Criticisms of Monopolistic Competition
Despite its apparent advantages, monopolistic competition also faces criticisms:
- Inefficiency: The existence of excess capacity in the long run suggests that monopolistic competition is not perfectly allocatively efficient. Resources aren't allocated in the most optimal way.
- High Marketing Costs: The competition leads to substantial investments in marketing and advertising, which some argue are socially wasteful.
- Product Differentiation that lacks real value: Some argue that a significant amount of product differentiation is artificial, serving only to increase costs without offering significant consumer benefit.
Conclusion: A Dynamic and Diverse Market Structure
Monopolistic competition presents a compellingly complex market structure. It balances the competitive pressures of numerous sellers with the ability for firms to differentiate their offerings and gain some degree of market power. Understanding its key characteristics – the presence of many sellers and buyers, product differentiation, relatively easy entry and exit, non-price competition, and a downward-sloping demand curve – is essential for businesses seeking to thrive and for economists analyzing market dynamics.
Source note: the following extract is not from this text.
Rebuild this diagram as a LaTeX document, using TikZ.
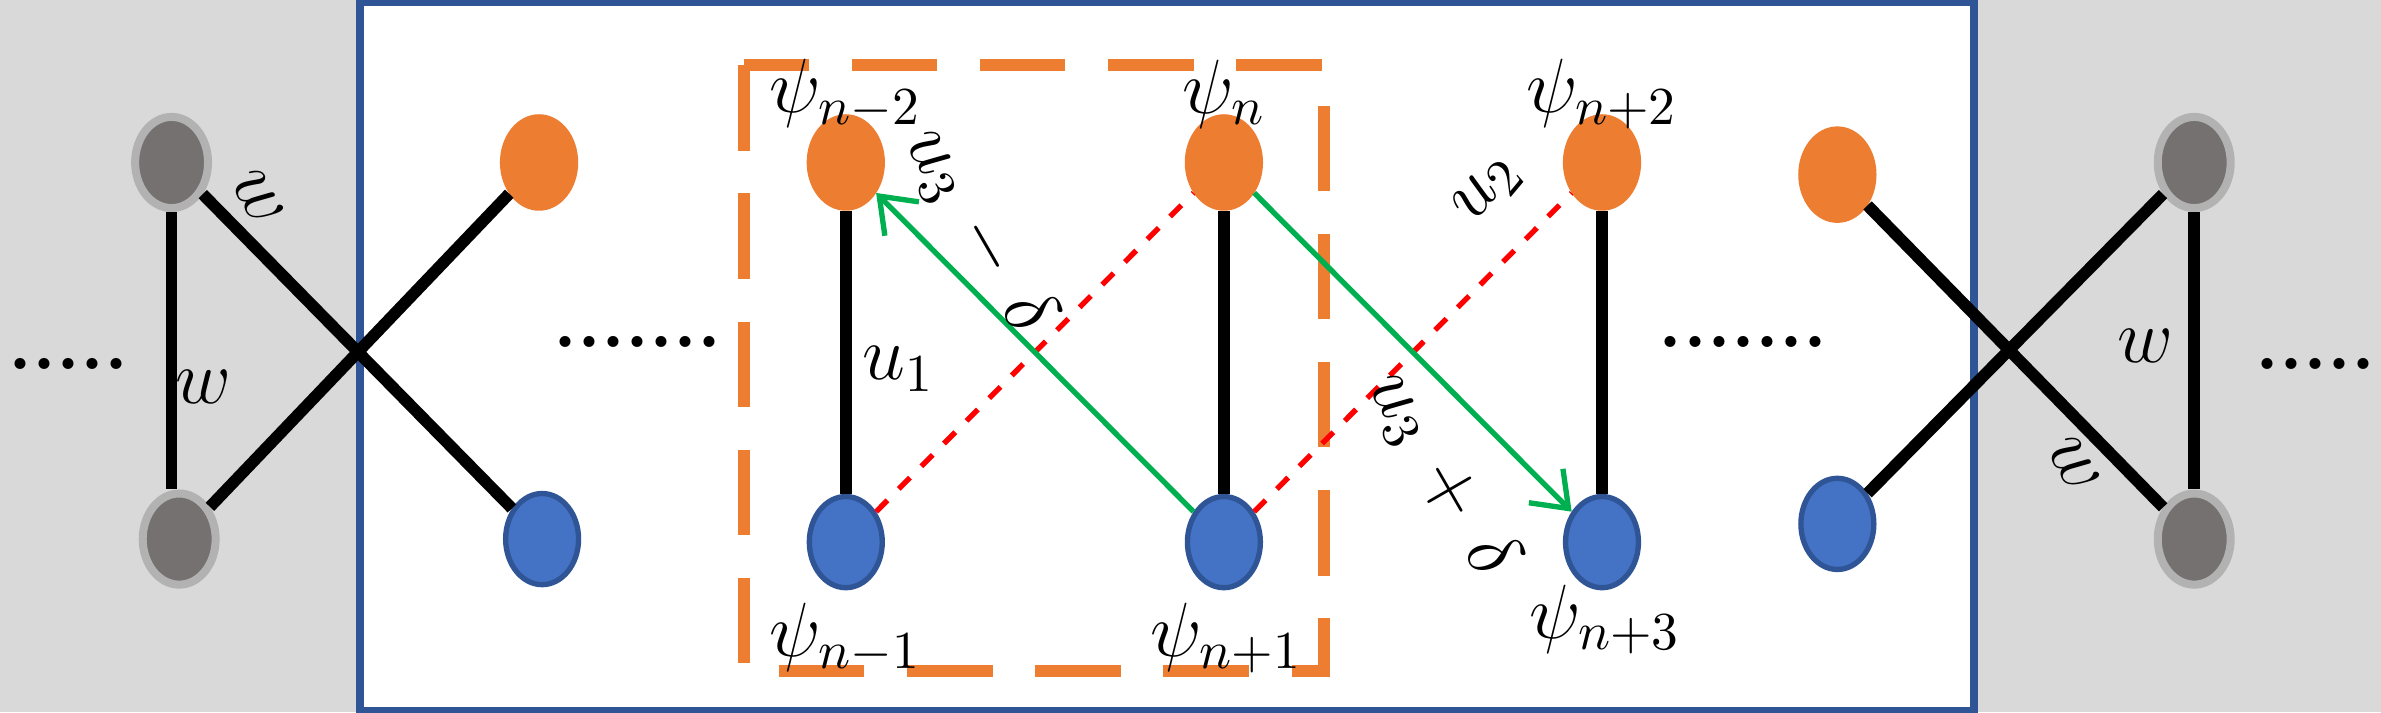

While not perfectly efficient, this market structure contributes significantly to product diversity, innovation, and consumer choice, making it a prevalent and influential force in modern economies. The dynamic nature of the market ensures a constant push for improvement and adaptation, ultimately benefiting both businesses and consumers. Further research into specific industries can reveal nuanced insights into the interplay of these factors and their impact on market performance.